The findings raise new questions about the balance of harms and benefits from supplemental imaging.

“Most other studies have found significant increases in incremental cancer detection rate with mammogram plus ultrasounds compared with mammography alone,” the authors noted in their discussion of the findings.

“Our study reflects ‘real world’ use of screening ultrasound outside of the clinical trial setting and it is one of the largest studies from the United States.”

Using data collected in two Breast Cancer Surveillance Consortium registries, mammography plus ultrasonography examinations were matched 1:5 to 30,062 mammography examinations in 15,176 women.

Researchers analyzed 6,081 mammography plus ultrasonography examinations in 3,386 women to compare to 113,293 women in the overall mammography alone group prior to 1:5 matching design.

Women who received mammograms plus ultrasounds were more likely to be younger than 50 years and were 38.4% more likely to have dense breasts than those who received mammograms alone. However, about a quarter (25.7%) of women receiving supplemental ultrasounds did not have dense breasts.
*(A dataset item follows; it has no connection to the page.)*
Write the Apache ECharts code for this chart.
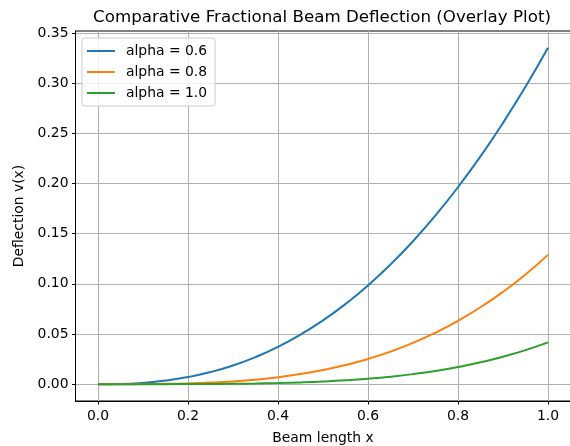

Among the study’s other findings:

  • The short-interval follow-up rate significantly increased by 2.8% among those who received supplemental ultrasound versus mammograms
  • Mammography plus ultrasonography screening was associated with 16.9% fewer end-of-day assessments for additional imaging and 7.7% lower overall recall rate for additional imaging or biopsy
  • The ultrasound cohort had 14.8% more women with high BCSC 5-year risk scores (≥2.50%) and 53.6% had low or average risk (<1.67%)

“The study data shows that they’re still looking for the best way to use ultrasound as a screening tool and which particular subgroup of women would benefit most from ultrasound screening, ” said Bonnie Joe, MD, of the University of California, San Francisco, told MedPage Today.

“It would be useful to refine the criteria for further subgroup analysis, since the study design combined heterogeneously dense and extremely dense breasts together for analysis. There is a need to focus more on the 13.3% of women in the study with extremely dense breasts,” said Joe, who is not involved in the study.

“Overall, the study is surprising and makes people less inclined to use ultrasound as a screening tool,” said Joe.

“However, we have to be careful not to redefine breast screening in such a way that could potentially be confusing for women. We still want to encourage them to receive an ultrasound with their mammogram if they would benefit.”

The study was supported by the National Cancer Institute and American Cancer Society.

Lee disclosed a relationship with GE Healthcare.